[Info-vax] Anyone interested in another public access system
Bill Gunshannon
billg999 at cs.uofs.edu
Thu Apr 9 09:50:21 EDT 2009
In article <49DD4688.6EF7C2 at spam.comcast.net>,
David J Dachtera <djesys.no at spam.comcast.net> writes:
> Michael Kraemer wrote:
>>
>> Bob Koehler schrieb:
>>
>> >
>> >
>> > UNIX is still a two-mode system which forks new processes every time
>> > it turns around, and has no concept of files beyond stream of bytes.
>>
>> And ? So what. Essentially it *is* a sack of bytes.
>> Records grouped in blocks (as in MVS and VMS) are relics
>> from the era of slow tape and disk drives which had to be accessed
>> at a rather low level.
>
> Well, no, not really. Every "row" from a table that is retrieved froma
> database constitutes a "record". Every POST operation in HTTP returns a
> "record", complex as it may be.
>
> Gotta look past the trees to see the forest.
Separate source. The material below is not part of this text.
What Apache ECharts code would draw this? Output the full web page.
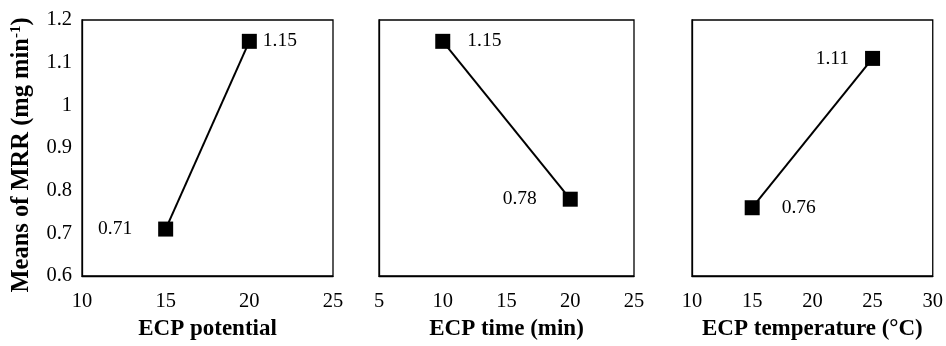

I did look past the trees (records) and saw the whole forest. And it is
composed entirely of bytes. While inefficient a web server could just as
easily send every byte in a packet all by itself. There is nothing about
web traffic, coming or going, that requires more than a stream of bytes.
It is the application that may require some structure and that structure
is overlayed on a stream of bytes.
Try another example. :-)
bill
--
Bill Gunshannon | de-moc-ra-cy (di mok' ra see) n. Three wolves
billg999 at cs.scranton.edu | and a sheep voting on what's for dinner.